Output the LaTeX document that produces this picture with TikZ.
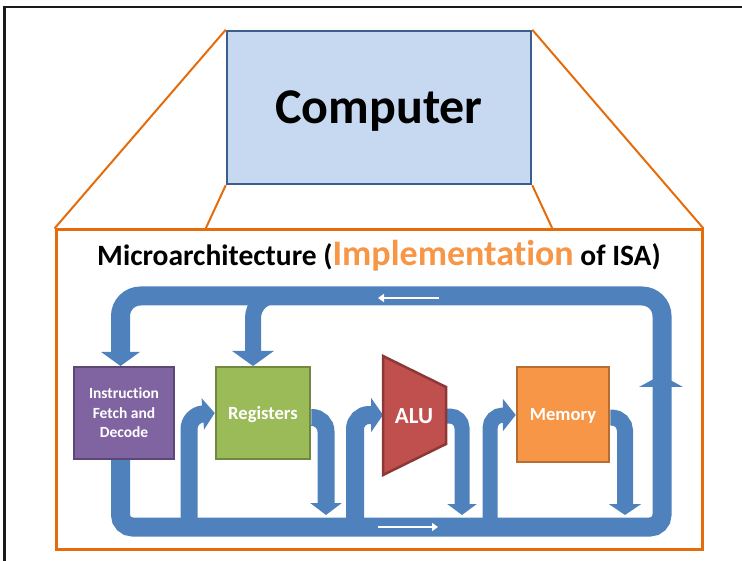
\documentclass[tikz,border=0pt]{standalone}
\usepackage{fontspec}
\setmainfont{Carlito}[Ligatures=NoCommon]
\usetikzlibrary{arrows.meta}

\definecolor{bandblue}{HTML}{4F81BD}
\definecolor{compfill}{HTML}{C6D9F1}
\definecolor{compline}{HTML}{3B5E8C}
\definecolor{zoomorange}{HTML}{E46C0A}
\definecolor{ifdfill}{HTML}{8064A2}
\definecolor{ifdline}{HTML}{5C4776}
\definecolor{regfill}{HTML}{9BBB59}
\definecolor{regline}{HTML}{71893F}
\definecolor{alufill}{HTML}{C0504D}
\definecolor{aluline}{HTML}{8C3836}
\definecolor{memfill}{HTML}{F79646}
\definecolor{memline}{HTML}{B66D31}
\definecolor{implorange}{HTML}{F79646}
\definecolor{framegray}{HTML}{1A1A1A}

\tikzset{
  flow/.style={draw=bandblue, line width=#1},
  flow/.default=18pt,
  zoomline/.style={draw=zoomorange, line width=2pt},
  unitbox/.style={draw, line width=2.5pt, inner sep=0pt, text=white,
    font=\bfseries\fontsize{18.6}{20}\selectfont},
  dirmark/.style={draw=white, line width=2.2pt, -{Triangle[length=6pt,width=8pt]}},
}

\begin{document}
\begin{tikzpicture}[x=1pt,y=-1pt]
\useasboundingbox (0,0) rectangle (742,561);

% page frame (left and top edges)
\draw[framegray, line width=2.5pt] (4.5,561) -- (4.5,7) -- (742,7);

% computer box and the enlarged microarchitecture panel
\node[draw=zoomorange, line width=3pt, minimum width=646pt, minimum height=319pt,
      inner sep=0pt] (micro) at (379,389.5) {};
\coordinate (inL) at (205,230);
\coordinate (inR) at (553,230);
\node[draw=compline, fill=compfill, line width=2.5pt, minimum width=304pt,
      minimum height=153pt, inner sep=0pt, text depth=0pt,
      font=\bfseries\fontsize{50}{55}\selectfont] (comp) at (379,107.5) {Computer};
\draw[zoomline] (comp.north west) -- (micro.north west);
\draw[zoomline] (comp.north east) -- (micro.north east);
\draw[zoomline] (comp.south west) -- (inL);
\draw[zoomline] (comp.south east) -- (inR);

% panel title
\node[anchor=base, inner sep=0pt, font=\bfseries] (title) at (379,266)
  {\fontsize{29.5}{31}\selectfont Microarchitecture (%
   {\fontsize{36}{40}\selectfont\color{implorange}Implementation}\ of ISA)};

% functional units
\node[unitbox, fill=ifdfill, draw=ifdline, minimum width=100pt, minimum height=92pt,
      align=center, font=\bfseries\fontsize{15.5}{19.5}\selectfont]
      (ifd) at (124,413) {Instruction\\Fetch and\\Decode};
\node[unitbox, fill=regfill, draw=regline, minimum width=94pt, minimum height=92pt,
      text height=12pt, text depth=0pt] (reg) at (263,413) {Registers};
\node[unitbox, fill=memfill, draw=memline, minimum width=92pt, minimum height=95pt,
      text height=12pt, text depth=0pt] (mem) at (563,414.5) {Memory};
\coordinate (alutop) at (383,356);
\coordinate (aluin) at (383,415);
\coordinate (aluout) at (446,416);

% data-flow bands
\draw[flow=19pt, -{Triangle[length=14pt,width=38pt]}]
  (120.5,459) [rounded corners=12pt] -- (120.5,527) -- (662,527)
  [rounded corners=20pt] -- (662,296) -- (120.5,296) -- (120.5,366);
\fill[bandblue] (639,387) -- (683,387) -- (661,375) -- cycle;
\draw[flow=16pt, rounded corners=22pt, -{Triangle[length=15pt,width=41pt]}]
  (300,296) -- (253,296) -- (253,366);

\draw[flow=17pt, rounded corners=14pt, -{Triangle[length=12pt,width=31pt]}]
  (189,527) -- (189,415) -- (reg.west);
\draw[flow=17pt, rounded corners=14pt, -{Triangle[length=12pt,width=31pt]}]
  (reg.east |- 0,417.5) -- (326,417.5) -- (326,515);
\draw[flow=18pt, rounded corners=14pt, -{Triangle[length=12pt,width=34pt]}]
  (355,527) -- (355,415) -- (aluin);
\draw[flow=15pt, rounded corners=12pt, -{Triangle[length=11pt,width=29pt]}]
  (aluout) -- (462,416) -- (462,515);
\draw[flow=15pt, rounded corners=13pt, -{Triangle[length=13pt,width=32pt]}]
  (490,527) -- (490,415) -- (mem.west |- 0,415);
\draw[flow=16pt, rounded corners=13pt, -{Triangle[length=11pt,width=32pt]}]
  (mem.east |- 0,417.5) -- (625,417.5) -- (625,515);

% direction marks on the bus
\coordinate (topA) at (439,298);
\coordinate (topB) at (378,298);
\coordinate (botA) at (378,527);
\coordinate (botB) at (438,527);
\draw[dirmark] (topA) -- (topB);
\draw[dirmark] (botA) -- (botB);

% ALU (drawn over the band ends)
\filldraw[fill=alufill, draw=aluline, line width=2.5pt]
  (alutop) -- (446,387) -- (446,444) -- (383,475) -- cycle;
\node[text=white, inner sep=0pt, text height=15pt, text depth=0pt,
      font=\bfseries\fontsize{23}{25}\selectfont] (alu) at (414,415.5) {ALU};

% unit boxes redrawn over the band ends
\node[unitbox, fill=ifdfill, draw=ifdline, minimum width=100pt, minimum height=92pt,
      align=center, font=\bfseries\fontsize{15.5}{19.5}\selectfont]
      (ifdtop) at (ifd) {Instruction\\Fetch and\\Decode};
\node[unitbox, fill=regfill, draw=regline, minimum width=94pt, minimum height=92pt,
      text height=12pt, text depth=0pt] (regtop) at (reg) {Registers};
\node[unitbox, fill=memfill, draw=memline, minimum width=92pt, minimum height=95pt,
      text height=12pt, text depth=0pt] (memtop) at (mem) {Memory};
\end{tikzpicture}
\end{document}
++++
THE TASK
Reproduce the material word for word. Any pictures should be left out of the copy.

SOLUTION TO THIS EXERCISE
Output the LaTeX document that produces this picture with TikZ.
\documentclass[tikz,border=0pt]{standalone}
\usepackage{fontspec}
\setmainfont{Carlito}[Ligatures=NoCommon]
\usetikzlibrary{arrows.meta}

\definecolor{bandblue}{HTML}{4F81BD}
\definecolor{compfill}{HTML}{C6D9F1}
\definecolor{compline}{HTML}{3B5E8C}
\definecolor{zoomorange}{HTML}{E46C0A}
\definecolor{ifdfill}{HTML}{8064A2}
\definecolor{ifdline}{HTML}{5C4776}
\definecolor{regfill}{HTML}{9BBB59}
\definecolor{regline}{HTML}{71893F}
\definecolor{alufill}{HTML}{C0504D}
\definecolor{aluline}{HTML}{8C3836}
\definecolor{memfill}{HTML}{F79646}
\definecolor{memline}{HTML}{B66D31}
\definecolor{implorange}{HTML}{F79646}
\definecolor{framegray}{HTML}{1A1A1A}

\tikzset{
  flow/.style={draw=bandblue, line width=#1},
  flow/.default=18pt,
  zoomline/.style={draw=zoomorange, line width=2pt},
  unitbox/.style={draw, line width=2.5pt, inner sep=0pt, text=white,
    font=\bfseries\fontsize{18.6}{20}\selectfont},
  dirmark/.style={draw=white, line width=2.2pt, -{Triangle[length=6pt,width=8pt]}},
}

\begin{document}
\begin{tikzpicture}[x=1pt,y=-1pt]
\useasboundingbox (0,0) rectangle (742,561);

% page frame (left and top edges)
\draw[framegray, line width=2.5pt] (4.5,561) -- (4.5,7) -- (742,7);

% computer box and the enlarged microarchitecture panel
\node[draw=zoomorange, line width=3pt, minimum width=646pt, minimum height=319pt,
      inner sep=0pt] (micro) at (379,389.5) {};
\coordinate (inL) at (205,230);
\coordinate (inR) at (553,230);
\node[draw=compline, fill=compfill, line width=2.5pt, minimum width=304pt,
      minimum height=153pt, inner sep=0pt, text depth=0pt,
      font=\bfseries\fontsize{50}{55}\selectfont] (comp) at (379,107.5) {Computer};
\draw[zoomline] (comp.north west) -- (micro.north west);
\draw[zoomline] (comp.north east) -- (micro.north east);
\draw[zoomline] (comp.south west) -- (inL);
\draw[zoomline] (comp.south east) -- (inR);

% panel title
\node[anchor=base, inner sep=0pt, font=\bfseries] (title) at (379,266)
  {\fontsize{29.5}{31}\selectfont Microarchitecture (%
   {\fontsize{36}{40}\selectfont\color{implorange}Implementation}\ of ISA)};

% functional units
\node[unitbox, fill=ifdfill, draw=ifdline, minimum width=100pt, minimum height=92pt,
      align=center, font=\bfseries\fontsize{15.5}{19.5}\selectfont]
      (ifd) at (124,413) {Instruction\\Fetch and\\Decode};
\node[unitbox, fill=regfill, draw=regline, minimum width=94pt, minimum height=92pt,
      text height=12pt, text depth=0pt] (reg) at (263,413) {Registers};
\node[unitbox, fill=memfill, draw=memline, minimum width=92pt, minimum height=95pt,
      text height=12pt, text depth=0pt] (mem) at (563,414.5) {Memory};
\coordinate (alutop) at (383,356);
\coordinate (aluin) at (383,415);
\coordinate (aluout) at (446,416);

% data-flow bands
\draw[flow=19pt, -{Triangle[length=14pt,width=38pt]}]
  (120.5,459) [rounded corners=12pt] -- (120.5,527) -- (662,527)
  [rounded corners=20pt] -- (662,296) -- (120.5,296) -- (120.5,366);
\fill[bandblue] (639,387) -- (683,387) -- (661,375) -- cycle;
\draw[flow=16pt, rounded corners=22pt, -{Triangle[length=15pt,width=41pt]}]
  (300,296) -- (253,296) -- (253,366);

\draw[flow=17pt, rounded corners=14pt, -{Triangle[length=12pt,width=31pt]}]
  (189,527) -- (189,415) -- (reg.west);
\draw[flow=17pt, rounded corners=14pt, -{Triangle[length=12pt,width=31pt]}]
  (reg.east |- 0,417.5) -- (326,417.5) -- (326,515);
\draw[flow=18pt, rounded corners=14pt, -{Triangle[length=12pt,width=34pt]}]
  (355,527) -- (355,415) -- (aluin);
\draw[flow=15pt, rounded corners=12pt, -{Triangle[length=11pt,width=29pt]}]
  (aluout) -- (462,416) -- (462,515);
\draw[flow=15pt, rounded corners=13pt, -{Triangle[length=13pt,width=32pt]}]
  (490,527) -- (490,415) -- (mem.west |- 0,415);
\draw[flow=16pt, rounded corners=13pt, -{Triangle[length=11pt,width=32pt]}]
  (mem.east |- 0,417.5) -- (625,417.5) -- (625,515);

% direction marks on the bus
\coordinate (topA) at (439,298);
\coordinate (topB) at (378,298);
\coordinate (botA) at (378,527);
\coordinate (botB) at (438,527);
\draw[dirmark] (topA) -- (topB);
\draw[dirmark] (botA) -- (botB);

% ALU (drawn over the band ends)
\filldraw[fill=alufill, draw=aluline, line width=2.5pt]
  (alutop) -- (446,387) -- (446,444) -- (383,475) -- cycle;
\node[text=white, inner sep=0pt, text height=15pt, text depth=0pt,
      font=\bfseries\fontsize{23}{25}\selectfont] (alu) at (414,415.5) {ALU};

% unit boxes redrawn over the band ends
\node[unitbox, fill=ifdfill, draw=ifdline, minimum width=100pt, minimum height=92pt,
      align=center, font=\bfseries\fontsize{15.5}{19.5}\selectfont]
      (ifdtop) at (ifd) {Instruction\\Fetch and\\Decode};
\node[unitbox, fill=regfill, draw=regline, minimum width=94pt, minimum height=92pt,
      text height=12pt, text depth=0pt] (regtop) at (reg) {Registers};
\node[unitbox, fill=memfill, draw=memline, minimum width=92pt, minimum height=95pt,
      text height=12pt, text depth=0pt] (memtop) at (mem) {Memory};
\end{tikzpicture}
\end{document}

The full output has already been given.